The Way of the Terrorist: Reflections on Terrorism’s Relationship to Modernity

October 22, 2010

The issue of terrorism has been a major conundrum for historians and social sciences, who have tried to grasp the social and ideological motivations behind the recent recrudescence of this radical phenomenon. On Friday, 15 October 2010 the Department of History hosted a highly stimulating lecture by Professor Roger Griffin, Oxford Brookes University, UK, which approached this issue from an innovative perspective, tackling the relationship between terrorism and modernity. 

Professor Griffin started by pointing out that there was a natural tendency to assume that terrorism, especially Islamist terrorism, is a form of barbarism belonging to an earlier irrational age, a rebellion of ’fundamentalist’ against modernity, or an expression of nihilistic hatred of the world.
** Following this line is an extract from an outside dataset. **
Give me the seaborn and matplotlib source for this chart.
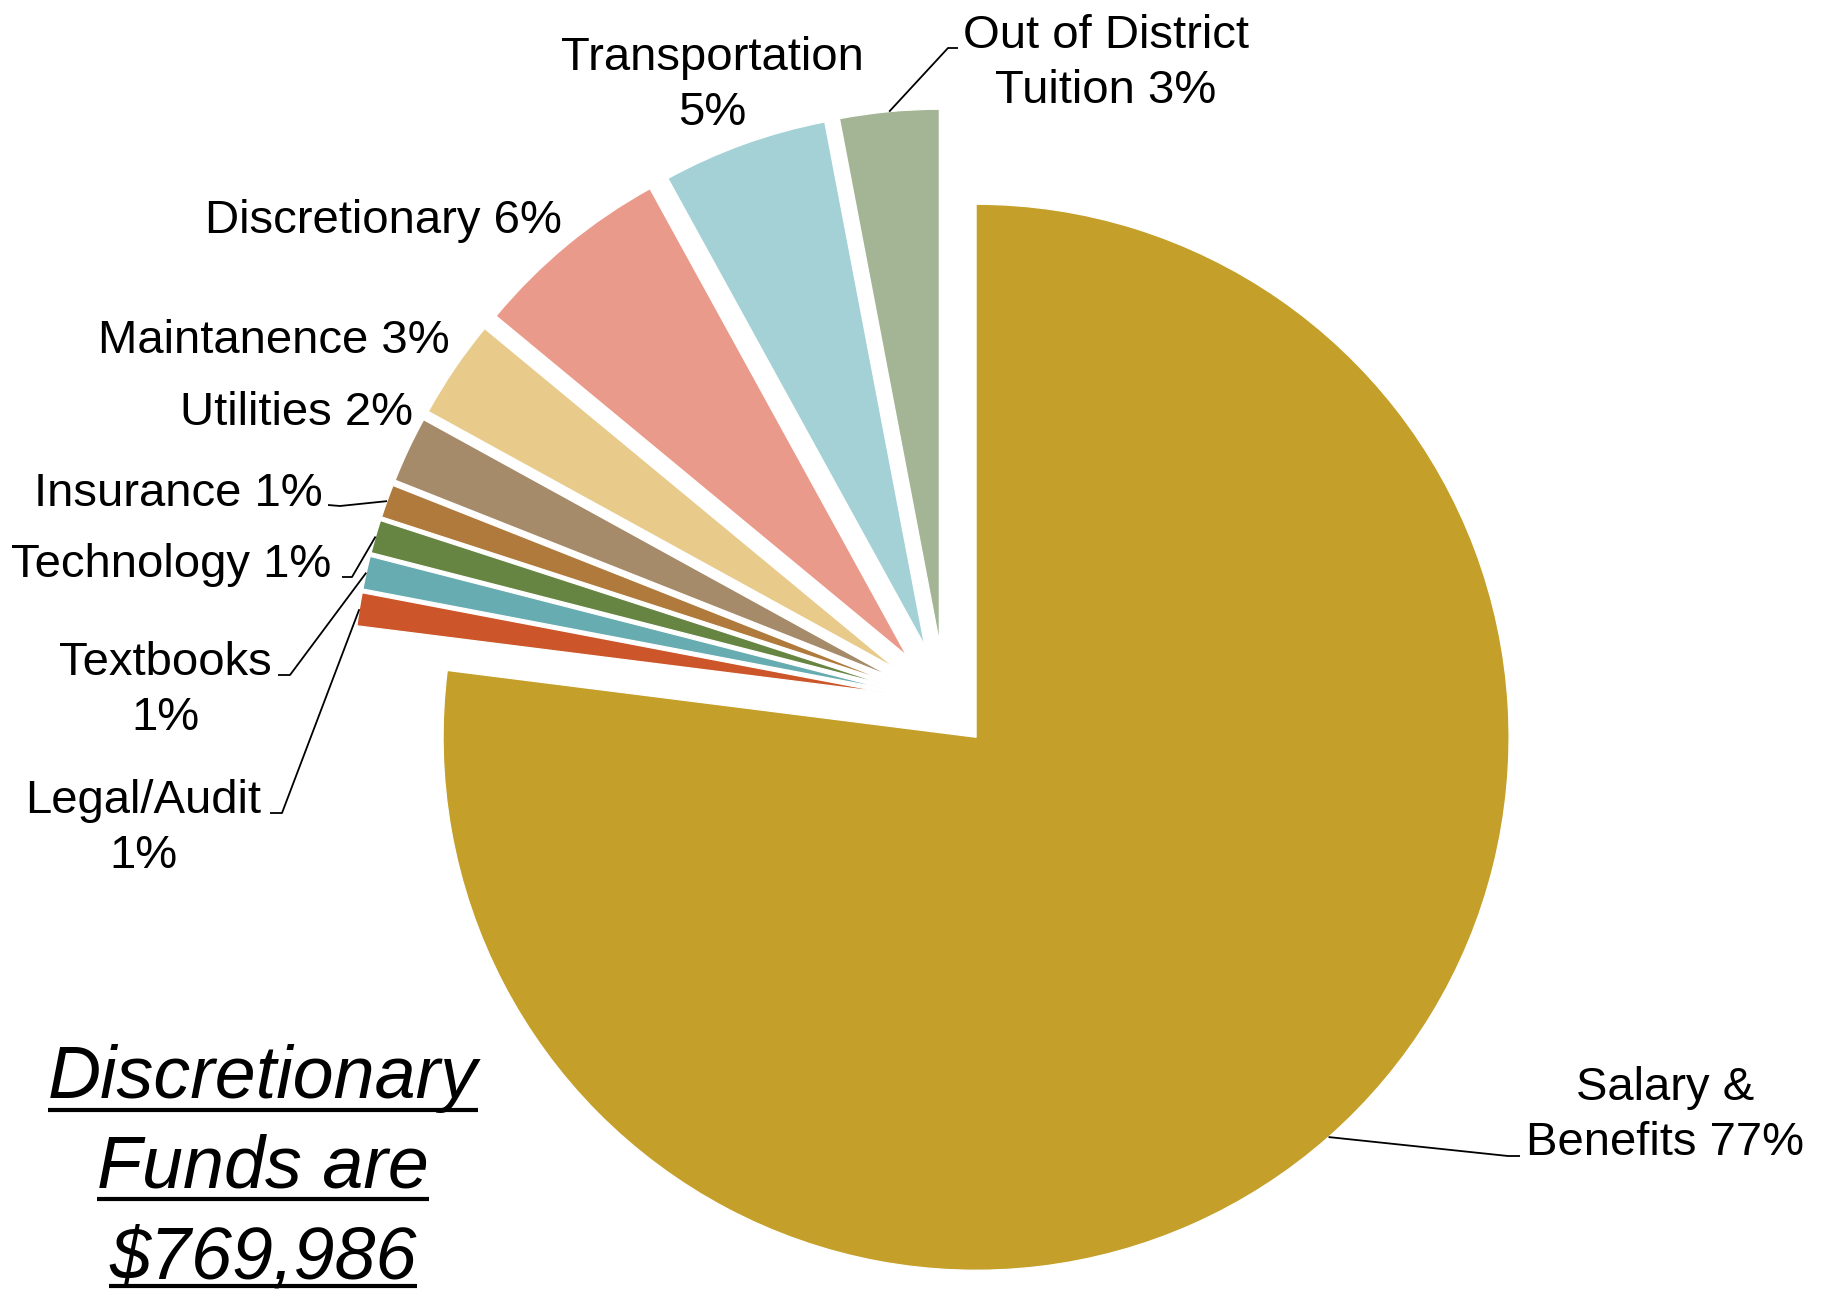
import math

import matplotlib
matplotlib.use("Agg")
import matplotlib.pyplot as plt
import seaborn as sns

# Budget shares, listed clockwise from 12 o'clock
categories = ["Salary & Benefits", "Legal/Audit", "Textbooks", "Technology", "Insurance",
              "Utilities", "Maintanence", "Discretionary", "Transportation",
              "Out of District Tuition"]
shares = [77, 1, 1, 1, 1, 2, 3, 6, 5, 3]
label_templates = ["Salary &\nBenefits {}%", "Legal/Audit\n{}%", "Textbooks\n{}%",
                   "Technology {}%", "Insurance {}%", "Utilities {}%", "Maintanence {}%",
                   "Discretionary {}%", "Transportation\n{}%", "Out of District\nTuition {}%"]
slice_colors = ["#C4A02A", "#CC5629", "#67ACB1", "#678542", "#B07A3C",
                "#A68B6A", "#E8CB8A", "#EA9A8A", "#A4D1D6", "#A4B595"]
headline = ["Discretionary", "Funds are", "$769,986"]

W, H = 1826, 1290

sns.set_theme(style="white")
plt.rcParams["font.family"] = ["Liberation Sans", "DejaVu Sans"]

fig = plt.figure(figsize=(W / 100, H / 100), dpi=100)
ax = fig.add_axes([0, 0, 1, 1])


def yd(y_top):
    """Convert a top-down pixel row into the axes' upward y coordinate."""
    return H - y_top


center = (945, yd(702))
radius = 533
explode = [47] + [60] * (len(shares) - 1)

palette = sns.color_palette(slice_colors)
wedges, _ = ax.pie(shares, colors=palette, startangle=90, counterclock=False,
                   explode=explode, center=center, radius=radius,
                   wedgeprops=dict(edgecolor="white", linewidth=0.9,
                                   joinstyle="bevel"))
ax.set_xlim(0, W)
ax.set_ylim(0, H)
ax.set_aspect("auto")
ax.axis("off")

# label placement: centre x, first baseline (top-down px), line step
label_pos = [(1665, 1100), (143, 813), (165, 675), (171, 577), (178, 506),
             (296, 425), (274, 353), (383, 233), (712, 70), (1106, 48)]
line_step = 55
# leader lines: (elbow, end at text) in top-down px, None where unused
leaders = [((1508, 1156), (1520, 1156)), ((282, 813), (270, 813)),
           ((290, 675), (278, 675)), ((352, 577), (342, 577)),
           ((340, 506), (328, 505)), None, None, None, None,
           ((948, 48), (958, 48))]

for w, share, tmpl, (lx, ly), lead in zip(wedges, shares, label_templates,
                                          label_pos, leaders):
    for i, line in enumerate(tmpl.format(share).split("\n")):
        ax.text(lx, yd(ly + i * line_step), line, ha="center", va="baseline",
                fontsize=34, color="black")
    if lead is not None:
        mid = math.radians((w.theta1 + w.theta2) / 2)
        cx, cy = w.center
        ax0 = cx + w.r * math.cos(mid)
        ay0 = cy + w.r * math.sin(mid)
        (ex, ey), (tx, ty) = lead
        ax.plot([ax0, ex, tx], [ay0, yd(ey), yd(ty)], color="black",
                linewidth=1.3, solid_capstyle="butt")

# underlined italic headline
head_base = [1098, 1188, 1278]
under_off = [12, 11, 8]
texts = []
for line, yb in zip(headline, head_base):
    texts.append(ax.text(263, yd(yb), line, ha="center", va="baseline",
                         fontsize=53, style="italic", color="black"))
fig.canvas.draw()
inv = ax.transData.inverted()
for t, yb, off in zip(texts, head_base, under_off):
    bb = t.get_window_extent()
    (x0, _), (x1, _) = inv.transform([(bb.x0, bb.y0), (bb.x1, bb.y1)])
    ax.plot([x0, x1], [yd(yb + off), yd(yb + off)], color="black",
            linewidth=3.0, solid_capstyle="butt")

fig.savefig("out.png", dpi=100, facecolor="white")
Arguing that the prevailing tendency to "medicalize" terrorism as a pathological form of behavior prevents a genuine understanding of this controversial phenomenon, Roger Griffin suggested that most forms of terrorism since the 19th century which have a utopian rather than pragmatic goal are to be understood at least in part as the expression of a profound bid to destroy the existing system with an alternative modernity. Surveying the dynamics of Russian nihilism, the lone wolf terrorism of the Unabomber and McVeigh, and Islamist violence, Griffin constructed the thesis that some terrorism is in part an attempt to restore a lost nomos, a sacred canopy of total meaning threatened or destroyed by modernity, the expression of a quest for transcendence that is more important than the individual’s own life.

The lecture was followed by a vivid debate of CEU students and faculty, moderated by Constantin Iordachi, Head, Department of History. The main issues addressed were the heuristic utility and limitations of ideal types models of modern terrorism for understanding concrete, historical case studies; the usage of terrorism as a marketing strategy for promoting radical political ideas; the relationship between terrorism and violence; the distinction between acts of vengeance, motivated by personal reasons, and acts of terrorism, motivated by ideological reasoning; and the identification of alternative, constructive ways to solve the 'contradictions of modernity' and better human societies, without recourse to violence.

Roger Griffin is Professor in Modern History at Oxford Brookes University, UK, where he gives courses on fascism, modernism, and terrorism, and has written on a wide range of political, cultural, and socio-psychological phenomena relating to generic fascism and right-wing extremism. His more than 100 publications in these subjects include the two monographs The Nature of Fascism (Pinter, 1991), Modernism and Fascism. The Sense of a Beginning under Mussolini and Hitler (Palgrave, 2007), and the collection of essays A Fascist Century (Palgrave, 2008). He also edited the anthologies of primary and secondary sources Fascism (OUP, 1995), International Fascism. Theories, Causes and the New Consensus (Arnold, 1998); and (with Matthew Feldman) the 5 volumes of Critical Concepts in Political Science: Fascism (Routledge, 2003). He is now working on the volume Modernism and Terrorism for his series Modernism and… (Palgrave).